Two children who laughed when they were told off were made to laugh in a mirror.
When two boys messed about in assembly, the head asked a teacher to fetch a pushchair. When it had been wheeled in, she then genially asked the boys if they would like to sit in it, as they were behaving like babies; they solemnly shook their heads.
When being shown some slides, I was far more interested in the projector behind me than the content on the screen, and the teacher sarcastically made me operate the projector. I think it was intended as a humiliation, but I loved it!
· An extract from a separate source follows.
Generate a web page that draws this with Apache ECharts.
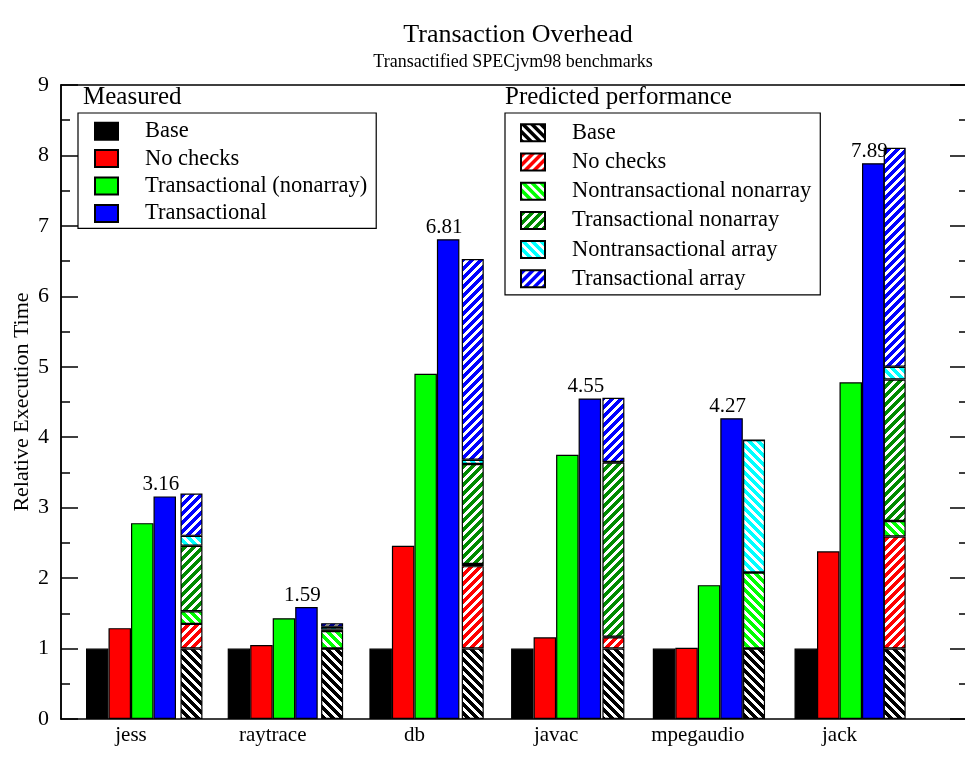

My teacher rarely shouted, but when she told children off, she sometimes yanked them by the wrist. When she once did this to me, I said confidently "stop pulling my nice jumper". Fortunately, she liked me enough not to get too angry, but I don't think I would have got away with that with another teacher. I respected her, because she didn't often make children miss their play. She once said to the class "if we're not tidied up in time, you'll miss your play, and I'll miss my cup of coffee". I thought that made her more human than the others.
One of the worst sins children could commit was doing something without being told, even if it was obvious we would be told to do it in a moment. "I didn't say 'pack away', did I?" With a teacher who was not our usual one, she wrote "kitten" on the board, and so did more than half the class, in their books. She then did a Trunchbullesque march, throwing children's books on the floor, then told them to stand at the front and hold them up. After they had sat down, she said kindly "now write the word 'kitten'". Our usual teacher was a bit shocked when she heard about this.
Some children were warned not to mess about with sticks in the playground, because someone's eye might get hurt. When they persisted, they had to spend five minutes of their next play blindfolded (sitting down and supervised), so that they would learn what it was like to lose their sight, like Louis Braille did, as we had learned about him.
One boy came out of the toilet, pointing at another, saying "he weed on me". Two teachers discussed what to do about it: they decided to make the offender write about it, and not be allowed to go to the toilet again that day, saying "if he wets himself, too bad". I imagined this boy settling down to write "I weed on John". This discussion was had in front of several of us.